Be aware, though, of a seemingly common sight in mixed-ethnicity ESL classrooms: a group of students arguing volubly and fluently, all except the two Chinese kids who sit in total silence. Monitor and help out as much as possible; get the others to back peddle until the whole group knows what’s going on. Remember, in their situation, we’d all be terrified, too.
Make a point of mixing nationalities in group activities, and consider designing a seating chart to avoid L1 pairs (i.e. students from Chile and Spain shouldn’t sit together). This won’t always be possible, but even imposing such an arrangement reminds the students that they’re here to speak L2 and to engage cross-culturally. Bear in mind L1 groupings when assigning research or group presentation tasks, in just the same way that we consider relative skills levels.
I taught a class of ten students a few years ago, and on our first day, we tried to find every one of our classmates’ countries on a map. There was general confusion and a lack of success. I try to begin semesters with plenty of introductory, bridge-building activities such as interviews, games of ‘Find Someone Who’, quick presentations on the students’ home towns, research tasks to discover more on classmates’ countries, etc. But step one should be ‘Where in the world do you come from?” and a good session of map-reading. You’ll receive some startled reactions. My favorite was, “Impossible! Iceland has no people!”
I try to see L1 issues coming. On day one of a semester, I’ll compare three (semi-fictional) learners; Student A has no foreign friends and hangs out in his L1 group; Student B has a handful of foreign friends and goes out once a week for noodles with the Japanese kids; Student C makes friends with anyone he can, uses social networking to keep in touch, and is unafraid of his mistakes. “Go ahead, guys, guess which one got the best results on his tests!”
Alongside this trick, I tell personal stories about what happened when I visited a country with friends (we stuck together and didn’t learn any L2 beyond ‘train station’ and ‘beer’) and when I traveled alone (I learned plenty of local language, because I had to, and had a much richer experience). I find that students generally take these anecdotes seriously, and have been known to embellish them for effect. Try doing the same; the advice feels so much more genuine and considered if it comes from personal experience.

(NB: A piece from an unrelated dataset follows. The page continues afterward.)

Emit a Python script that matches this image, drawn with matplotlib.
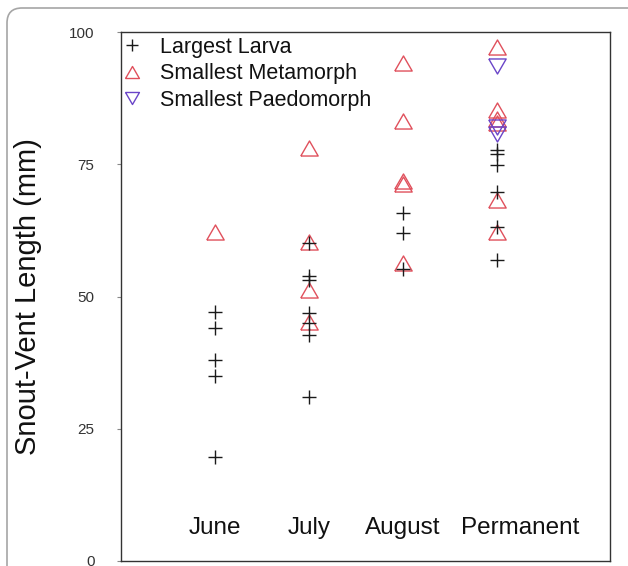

You might also do the following things.
- Set essays or research tasks on the importance of integration, multi-culturalism, and the civil rights movement
- Teach basic social phrases in almost every class, reiterating them often, so that students are better armed with the language needed to make friends
- Organize mixers or other multi-ethnic events outside of class
- Award those who have lots of non-L1 Facebook friends, or who bring in photos of themselves in a restaurant with students from other countries, etc.
- Set up a system of embarrassing forfeits for those who speak L1 in the classroom; I paint the tip of the student’s nose with the whiteboard marker, but I’m sure you’ll find your own way to do this!
L1-Enclaves divide classes as well as nationalities and language groups, and there’s no real need for them to dominate your class dynamic.
Firm, continuous pressure results in better habits without requiring a Draconian form of discipline; gentle reminders work better than a slapped wrist. For some students, the greatest lesson of their studies overseas might be that we are united by far more than we’re divided, and that the rest of the world isn’t quite so scary after all.